→ EXERCISE BRIEF: Retype the opening lines of the listing below, ending with the line that contains "pelletCvr01, hmodeCvr10, pelletCvr10];", and leave out any pictures.

→ DATA LINES:
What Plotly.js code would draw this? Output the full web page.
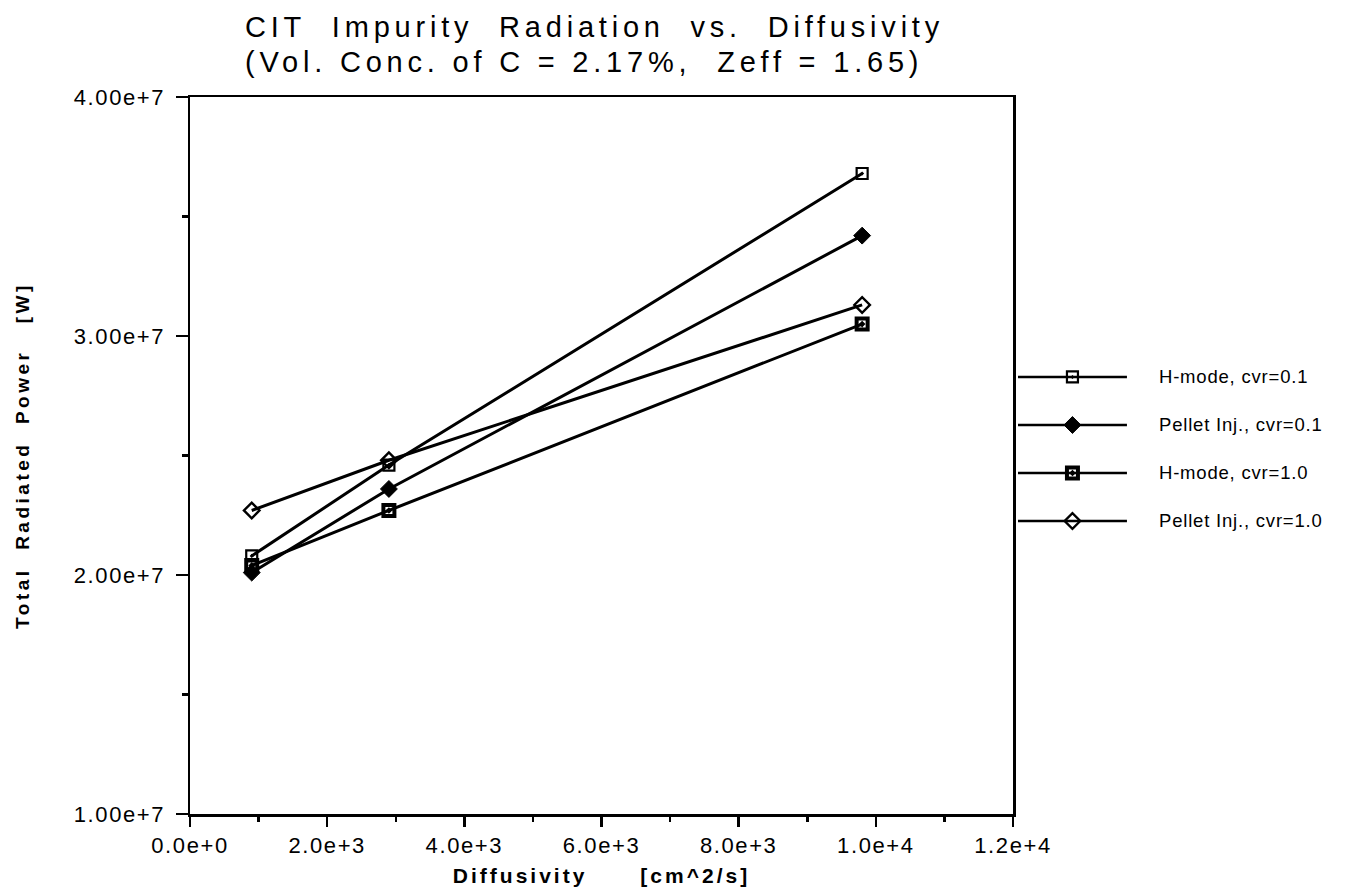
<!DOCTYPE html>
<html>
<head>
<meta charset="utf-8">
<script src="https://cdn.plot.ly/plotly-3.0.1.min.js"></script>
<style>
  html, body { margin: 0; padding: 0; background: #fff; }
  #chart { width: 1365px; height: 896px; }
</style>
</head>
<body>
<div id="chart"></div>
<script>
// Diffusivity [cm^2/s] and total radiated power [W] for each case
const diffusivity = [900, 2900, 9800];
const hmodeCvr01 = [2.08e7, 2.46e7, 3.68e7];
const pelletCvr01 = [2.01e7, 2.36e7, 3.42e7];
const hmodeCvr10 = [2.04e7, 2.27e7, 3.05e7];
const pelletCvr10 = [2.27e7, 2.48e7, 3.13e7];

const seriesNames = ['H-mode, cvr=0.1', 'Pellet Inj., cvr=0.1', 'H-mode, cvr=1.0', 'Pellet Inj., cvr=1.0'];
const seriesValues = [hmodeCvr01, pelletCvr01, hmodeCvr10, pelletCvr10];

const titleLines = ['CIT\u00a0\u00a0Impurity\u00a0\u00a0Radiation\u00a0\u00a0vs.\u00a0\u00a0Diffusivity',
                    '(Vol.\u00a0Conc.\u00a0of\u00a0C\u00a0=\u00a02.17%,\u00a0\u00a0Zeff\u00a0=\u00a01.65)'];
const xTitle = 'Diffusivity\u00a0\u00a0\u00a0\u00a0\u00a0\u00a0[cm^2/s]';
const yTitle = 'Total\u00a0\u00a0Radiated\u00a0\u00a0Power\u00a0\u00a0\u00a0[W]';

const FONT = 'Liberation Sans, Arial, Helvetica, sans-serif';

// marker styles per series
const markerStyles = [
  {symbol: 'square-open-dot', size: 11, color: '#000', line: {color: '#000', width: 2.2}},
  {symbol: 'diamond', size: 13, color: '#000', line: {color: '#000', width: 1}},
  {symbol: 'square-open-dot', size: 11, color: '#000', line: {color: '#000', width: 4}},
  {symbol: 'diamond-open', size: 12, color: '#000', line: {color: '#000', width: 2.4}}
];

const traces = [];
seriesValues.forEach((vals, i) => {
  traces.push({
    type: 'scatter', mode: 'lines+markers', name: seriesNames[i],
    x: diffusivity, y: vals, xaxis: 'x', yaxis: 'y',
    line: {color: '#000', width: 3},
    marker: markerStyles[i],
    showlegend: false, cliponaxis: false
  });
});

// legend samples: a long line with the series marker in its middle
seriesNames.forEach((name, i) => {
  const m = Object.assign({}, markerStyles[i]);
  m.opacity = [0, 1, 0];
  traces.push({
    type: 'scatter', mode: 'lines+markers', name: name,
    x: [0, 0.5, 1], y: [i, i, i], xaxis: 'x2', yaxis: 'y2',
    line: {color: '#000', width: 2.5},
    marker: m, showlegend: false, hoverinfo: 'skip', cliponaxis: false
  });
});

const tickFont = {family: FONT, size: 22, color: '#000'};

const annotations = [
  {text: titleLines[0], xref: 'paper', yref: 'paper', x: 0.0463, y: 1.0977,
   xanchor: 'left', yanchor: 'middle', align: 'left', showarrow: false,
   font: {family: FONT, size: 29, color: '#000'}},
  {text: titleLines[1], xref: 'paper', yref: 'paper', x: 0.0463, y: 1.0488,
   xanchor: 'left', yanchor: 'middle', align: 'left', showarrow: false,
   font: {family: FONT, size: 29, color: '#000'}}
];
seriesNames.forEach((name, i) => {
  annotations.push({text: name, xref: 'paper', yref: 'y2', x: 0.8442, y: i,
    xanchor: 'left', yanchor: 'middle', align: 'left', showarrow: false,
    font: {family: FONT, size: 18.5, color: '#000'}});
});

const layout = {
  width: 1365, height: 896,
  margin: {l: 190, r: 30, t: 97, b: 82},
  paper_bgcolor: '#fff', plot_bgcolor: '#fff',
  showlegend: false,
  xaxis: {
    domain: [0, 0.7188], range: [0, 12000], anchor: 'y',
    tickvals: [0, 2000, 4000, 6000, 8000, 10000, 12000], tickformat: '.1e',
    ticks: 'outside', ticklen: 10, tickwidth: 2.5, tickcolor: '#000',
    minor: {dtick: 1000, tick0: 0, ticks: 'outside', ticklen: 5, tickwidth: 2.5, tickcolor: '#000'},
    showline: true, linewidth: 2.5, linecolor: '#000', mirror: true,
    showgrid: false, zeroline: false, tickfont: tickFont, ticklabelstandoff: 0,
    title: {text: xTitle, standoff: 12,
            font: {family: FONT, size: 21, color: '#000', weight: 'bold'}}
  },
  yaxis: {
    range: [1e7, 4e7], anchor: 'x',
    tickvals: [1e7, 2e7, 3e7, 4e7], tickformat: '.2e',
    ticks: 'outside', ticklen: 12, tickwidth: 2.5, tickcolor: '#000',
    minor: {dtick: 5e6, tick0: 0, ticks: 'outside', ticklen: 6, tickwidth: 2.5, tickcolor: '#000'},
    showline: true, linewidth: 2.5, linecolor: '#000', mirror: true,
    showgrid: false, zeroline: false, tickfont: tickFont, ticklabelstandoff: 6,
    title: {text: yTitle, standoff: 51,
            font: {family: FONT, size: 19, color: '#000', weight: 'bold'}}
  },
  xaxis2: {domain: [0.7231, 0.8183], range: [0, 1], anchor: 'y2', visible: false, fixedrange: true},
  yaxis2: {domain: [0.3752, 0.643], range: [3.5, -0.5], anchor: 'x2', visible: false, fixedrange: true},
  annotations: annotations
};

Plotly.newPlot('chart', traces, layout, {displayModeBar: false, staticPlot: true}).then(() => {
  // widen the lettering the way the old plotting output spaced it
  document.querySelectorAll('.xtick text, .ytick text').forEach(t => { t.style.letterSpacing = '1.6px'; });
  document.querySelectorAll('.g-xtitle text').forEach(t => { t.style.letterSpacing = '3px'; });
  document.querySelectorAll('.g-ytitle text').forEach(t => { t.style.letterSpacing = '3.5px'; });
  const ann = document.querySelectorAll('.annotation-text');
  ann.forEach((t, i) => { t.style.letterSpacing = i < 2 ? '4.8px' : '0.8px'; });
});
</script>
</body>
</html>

→ ANSWER FOR THE TASK:
What Plotly.js code would draw this? Output the full web page.
<!DOCTYPE html>
<html>
<head>
<meta charset="utf-8">
<script src="https://cdn.plot.ly/plotly-3.0.1.min.js"></script>
<style>
  html, body { margin: 0; padding: 0; background: #fff; }
  #chart { width: 1365px; height: 896px; }
</style>
</head>
<body>
<div id="chart"></div>
<script>
// Diffusivity [cm^2/s] and total radiated power [W] for each case
const diffusivity = [900, 2900, 9800];
const hmodeCvr01 = [2.08e7, 2.46e7, 3.68e7];
const pelletCvr01 = [2.01e7, 2.36e7, 3.42e7];
const hmodeCvr10 = [2.04e7, 2.27e7, 3.05e7];
const pelletCvr10 = [2.27e7, 2.48e7, 3.13e7];

const seriesNames = ['H-mode, cvr=0.1', 'Pellet Inj., cvr=0.1', 'H-mode, cvr=1.0', 'Pellet Inj., cvr=1.0'];
const seriesValues = [hmodeCvr01, pelletCvr01, hmodeCvr10, pelletCvr10];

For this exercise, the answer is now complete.